Anche il contrabbando delle materie prime è piuttosto florido. In primis, il petrolio. Poi il grano, l'orzo, il riso e il bestiame. Infine, gli esseri umani. Come spiega Newsweek, tra le conquiste più importanti dell'Isis ci sono sicuramente gli impianti di Hamrin, dove possono contare su 41 pozzi, e Ajil, dove sono attivi 76 pozzi. Poi ci sono i siti petroliferi di Sfaya, Qaiyara, Najma, Jawan, Qasab, Taza e Tikrit. "Il gruppo ha almeno 40mila combattenti e centinaia di veicoli - spiega al Khatteeb - in più deve produrre carburante a sufficiente per la popolazione locale". Per questo gli servono tra i 70mila e gli 80mila barili di petrolio raffinato al giorno. Tutto il resto viene acquistato esternamente (anche dai "nemici" curdi). Secondo l'intelligence americana, però, a lungo andare il Califfato potrebbe avere grossi problemi con la manutenzione dei giacimenti, l'estrazione del petrolio e la raffinazione del greggio.

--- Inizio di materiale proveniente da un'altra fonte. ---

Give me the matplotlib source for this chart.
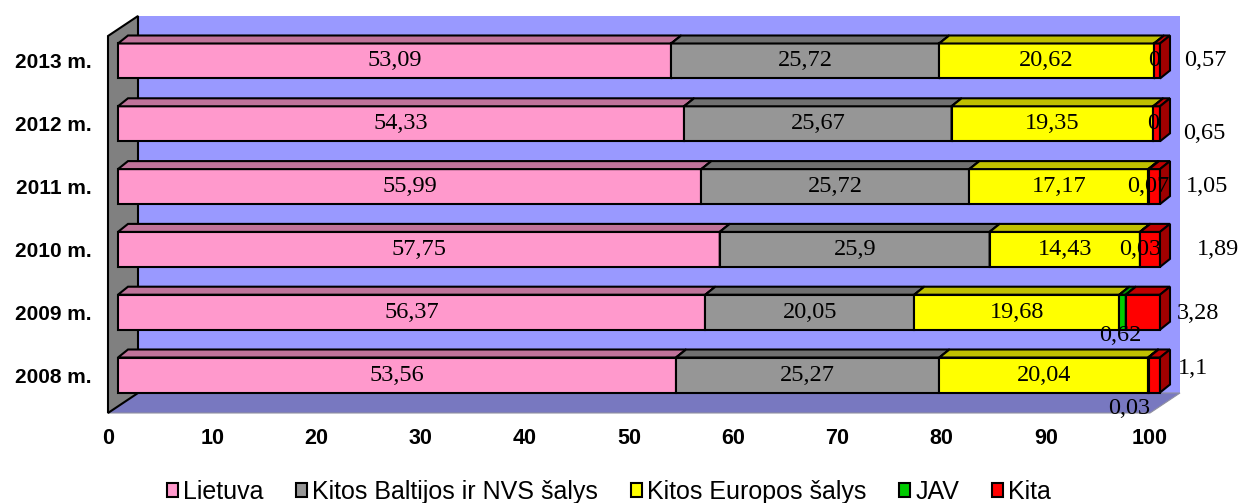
import matplotlib.pyplot as plt
from matplotlib.patches import Polygon, Rectangle

# data (bottom row first)
years = ['2008 m.', '2009 m.', '2010 m.', '2011 m.', '2012 m.', '2013 m.']
lietuva = [53.56, 56.37, 57.75, 55.99, 54.33, 53.09]
baltijos = [25.27, 20.05, 25.9, 25.72, 25.67, 25.72]
europos = [20.04, 19.68, 14.43, 17.17, 19.35, 20.62]
jav = [0.03, 0.62, 0.03, 0.07, 0, 0]
kita = [1.1, 3.28, 1.89, 1.05, 0.65, 0.57]
series_names = ['Lietuva', 'Kitos Baltijos ir NVS šalys', 'Kitos Europos šalys', 'JAV', 'Kita']
xticks = list(range(0, 101, 10))

series = [lietuva, baltijos, europos, jav, kita]
front = ['#FF99CC', '#969696', '#FFFF00', '#00CC00', '#FF0000']
top = ['#C0739A', '#707070', '#C0C000', '#009900', '#C00000']
side = ['#A0607F', '#606060', '#A0A000', '#008000', '#A00000']

# manual label nudges (pixels) for the small JAV / Kita values
jav_off = [(-19, -33), (-2, -23), (0, 0), (0, 0), (0, 0), (0, 0)]
kita_off = [(39, 7), (55, -1), (68, 0), (53, 0), (48, -10), (48, 0)]

fig = plt.figure(figsize=(12.4, 5.03), dpi=100)
ax = fig.add_axes([108/1240, (503-413)/503, (1150-108)/1240, (413-36)/503])
ylo, yhi = -0.605, 5.398
ax.set_xlim(0, 100)
ax.set_ylim(ylo, yhi)

pxx, pxy = 10.42, 62.8          # pixels per data unit
Dx, Dy = 30/pxx, 20/pxy         # wall depth
fx = 10/pxx                     # bars sit a bit behind the front plane
bdx, bdy = 10/pxx, 8/pxy        # bar depth
h = 35/pxy

# walls
ax.add_patch(Polygon([(Dx, ylo+Dy), (100+Dx, ylo+Dy), (100+Dx, yhi+Dy), (Dx, yhi+Dy)],
                     closed=True, fc='#9999FF', ec='none', clip_on=False, zorder=0))
ax.add_patch(Polygon([(0, ylo), (100, ylo), (100+Dx, ylo+Dy), (Dx, ylo+Dy)],
                     closed=True, fc='#7878C0', ec='#9090A0', lw=0.8, clip_on=False, zorder=0.5))
ax.add_patch(Polygon([(0, ylo), (0, yhi), (Dx, yhi+Dy), (Dx, ylo+Dy)],
                     closed=True, fc='#808080', ec='black', lw=1.5, clip_on=False, zorder=0.6))

def fmt(v):
    return f'{v:g}'.replace('.', ',')

z = 2
for i, y in enumerate(range(len(years))):
    left = 0
    for k, vals in enumerate(series):
        w = vals[i]
        if w > 0:
            x0, x1 = left + fx, left + w + fx
            ax.barh(y, w, left=x0, height=h, color=front[k], edgecolor='black',
                    linewidth=1.5, zorder=z, clip_on=False)
            ax.add_patch(Polygon([(x0, y+h/2), (x1, y+h/2), (x1+bdx, y+h/2+bdy), (x0+bdx, y+h/2+bdy)],
                                 closed=True, fc=top[k], ec='black', lw=1.5, zorder=z, clip_on=False))
            ax.add_patch(Polygon([(x1, y-h/2), (x1+bdx, y-h/2+bdy), (x1+bdx, y+h/2+bdy), (x1, y+h/2)],
                                 closed=True, fc=side[k], ec='black', lw=1.5, zorder=z, clip_on=False))
            z += 1
        left += w
    # labels
    left = 0
    for k, vals in enumerate(series):
        w = vals[i]
        cx = left + w/2 + fx
        off = (0, 0)
        if k == 3:
            off = jav_off[i]
        elif k == 4:
            off = kita_off[i]
        ax.annotate(fmt(w), (cx, y), xytext=off, textcoords='offset pixels',
                    ha='center', va='center', fontsize=17.5, family='Liberation Serif',
                    zorder=100, annotation_clip=False)
        left += w

ax.set_yticks(range(len(years)))
ax.set_yticklabels(years, fontsize=15, fontweight='bold', family='Liberation Sans')
ax.set_xticks(xticks)
ax.set_xticklabels([str(t) for t in xticks], fontsize=15.5, fontweight='bold', family='Liberation Sans')
ax.tick_params(axis='y', length=0, pad=12)
ax.tick_params(axis='x', length=0, pad=11)
for s in ax.spines.values():
    s.set_visible(False)
ax.patch.set_visible(False)

handles = [Rectangle((0, 0), 1, 1, fc=front[k], ec='black', lw=1.5) for k in range(5)]
fig.legend(handles, series_names, loc='center', bbox_to_anchor=(0.491, 1 - 492/503), ncol=5,
           frameon=False, prop={'family': 'Liberation Sans', 'size': 18},
           handlelength=0.45, handleheight=0.45, handletextpad=0.2, columnspacing=1.3)

fig.savefig('out.png', dpi=100)
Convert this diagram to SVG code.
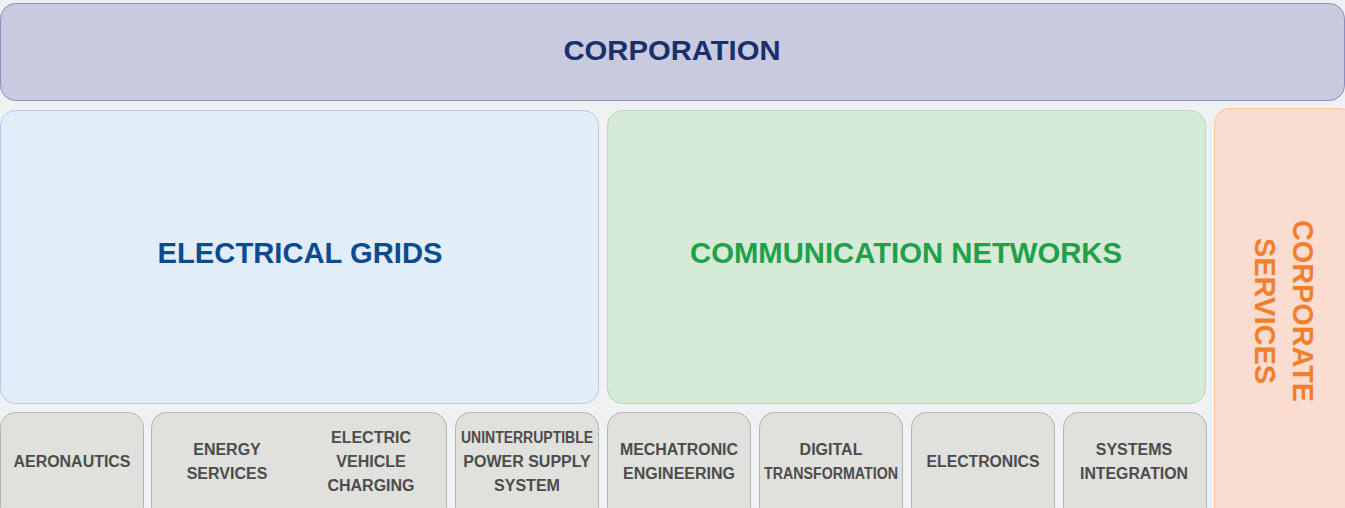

Nel bilancio va poi tenuto conto la tratta di esseri umani. Il principale approvvigionamento arriva sicuramente dagli ostaggi occidentali. "Steven Sotloff non è stato ucciso per motivi religiosi, e James Foley e Alan Henning non sono stati uccisi per motivi politici - spiega una fonte dell'intelligence americana - sono stati uccisi perché le richieste economiche dei jihadisti non erano state soddisfatte". I riscatti per i sequestri di persona ammontano al 20% delle entrate dei miliziani, ma non sono solo gli stranieri a essere rapiti. Le donne, per esempio. Le yazide, le sciite e le turcomanne sono costrette a sposarsi o a prostituirsi.

Il meccanismo è semplice: o si convertono all'islam per poi essere vendute come mogli oppure diventano schiave sessuali. Infine ci sono le persone semplici per le quali arrivano a chiedere riscatti tra i 500 e i 200mila dollari.